Evaluation of Efficient Compression Properties of the Complete Oscillator Method, Part 2: Speech Coding

2013 
Summary form only given. This paper examines the performance of the recently proposed Complete Oscillator Method (COM) in the context of coding speech. The COM is shown to provide several advantages over traditional predictive coding techniques. Unlike the cascaded method employed by codecs such as Adaptive Multi-Rate (AMR), the COM encodes short and long-term data features jointly using a single, flexible representation. Joint approaches have previously been shown to yield efficiency gains [1]. Furthermore, the COM does not always require an explicit encoding of the residual error to reconstruct the signal. As AMR can allocate as much as 85% of its coding budget towards encoding the residual, there is substantial motivation for finding alternatives to source-filter coding methods. The first part of the paper compares the synthesis of speech frames using the COM versus a combination of linear predictor and adaptive codebook (LPAC) in order to assess the deterministic modeling capabilities of the COM relative to linear predictive codes. With both approaches optimized by minimizing the perceptually-weighted error (PWE) between the original and reconstructed speech, the COM is shown to achieve lower PWE on average than LPAC as implemented in the AMR standard for several types of speech. The COM improved PWE in 78.20% of voiced frames yielding a 2.02 dB PWE gain on average. For voiced to unvoiced transitions, the COM improved PWE in 76.75% of the frames with a 1.26 dB average gain.

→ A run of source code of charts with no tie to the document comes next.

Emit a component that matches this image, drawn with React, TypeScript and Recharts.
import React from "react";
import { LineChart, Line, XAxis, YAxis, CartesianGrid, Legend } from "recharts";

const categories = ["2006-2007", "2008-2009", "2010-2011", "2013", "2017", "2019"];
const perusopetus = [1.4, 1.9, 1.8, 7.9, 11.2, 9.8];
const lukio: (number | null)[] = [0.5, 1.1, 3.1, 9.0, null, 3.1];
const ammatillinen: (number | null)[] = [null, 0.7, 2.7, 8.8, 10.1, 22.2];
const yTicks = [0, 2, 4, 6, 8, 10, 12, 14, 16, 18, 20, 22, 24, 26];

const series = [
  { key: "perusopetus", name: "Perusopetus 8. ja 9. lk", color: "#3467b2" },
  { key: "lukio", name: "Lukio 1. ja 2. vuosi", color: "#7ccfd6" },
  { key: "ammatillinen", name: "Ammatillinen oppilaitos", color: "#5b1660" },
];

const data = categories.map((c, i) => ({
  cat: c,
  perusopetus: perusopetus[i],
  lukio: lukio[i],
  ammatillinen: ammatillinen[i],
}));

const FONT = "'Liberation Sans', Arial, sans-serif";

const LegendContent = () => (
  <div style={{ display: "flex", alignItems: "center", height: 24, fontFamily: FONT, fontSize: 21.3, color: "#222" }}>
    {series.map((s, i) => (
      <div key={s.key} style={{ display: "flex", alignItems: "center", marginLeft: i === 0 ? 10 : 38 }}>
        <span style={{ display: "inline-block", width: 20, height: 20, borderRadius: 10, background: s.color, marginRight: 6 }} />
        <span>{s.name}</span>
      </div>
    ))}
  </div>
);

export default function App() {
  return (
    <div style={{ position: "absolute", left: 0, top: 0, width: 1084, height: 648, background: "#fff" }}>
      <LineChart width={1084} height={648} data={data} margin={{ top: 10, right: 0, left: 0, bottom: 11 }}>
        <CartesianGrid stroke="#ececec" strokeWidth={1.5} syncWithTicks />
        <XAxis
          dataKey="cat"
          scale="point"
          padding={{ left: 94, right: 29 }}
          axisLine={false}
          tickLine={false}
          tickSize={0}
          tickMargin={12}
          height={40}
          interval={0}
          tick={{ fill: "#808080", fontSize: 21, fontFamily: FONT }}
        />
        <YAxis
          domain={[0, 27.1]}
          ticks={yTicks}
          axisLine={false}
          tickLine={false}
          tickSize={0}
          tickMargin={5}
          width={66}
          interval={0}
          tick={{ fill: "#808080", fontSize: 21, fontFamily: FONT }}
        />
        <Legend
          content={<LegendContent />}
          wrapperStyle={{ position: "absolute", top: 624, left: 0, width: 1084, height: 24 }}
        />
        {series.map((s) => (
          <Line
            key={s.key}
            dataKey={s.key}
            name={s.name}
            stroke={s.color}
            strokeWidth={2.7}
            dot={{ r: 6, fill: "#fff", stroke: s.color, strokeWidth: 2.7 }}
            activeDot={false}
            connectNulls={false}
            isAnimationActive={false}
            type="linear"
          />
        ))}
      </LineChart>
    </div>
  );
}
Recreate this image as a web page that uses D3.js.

For unvoiced speech, the COM consistently improved PWE but the average gain was not significant. Only for unvoiced to voiced transitions did the COM not produce gains in average PWE. The second part of the paper compares the synthesis of speech frames using the COM at several bit rates to standard AMR and Speex codecs to show that the COM can produce comparable quality speech in a significant percentage of frames. Using weighted spectral slope distance (WSS) as a metric, a 5.5 kbps COM was seen to outperform 12.2 kbps AMR in 24.12% of speech frames. These results are not intended to demonstrate the workings of a COM-only speech coder, but rather to suggest how existing codecs can achieve lower bit rates by using the COM to encode some subset of frames. For example, by using the COM in the lowest bit rate mode sufficient to achieve a similar WSS as 12.2 kbps AMR, the average bit rate can potentially be reduced to 9.16 kbps.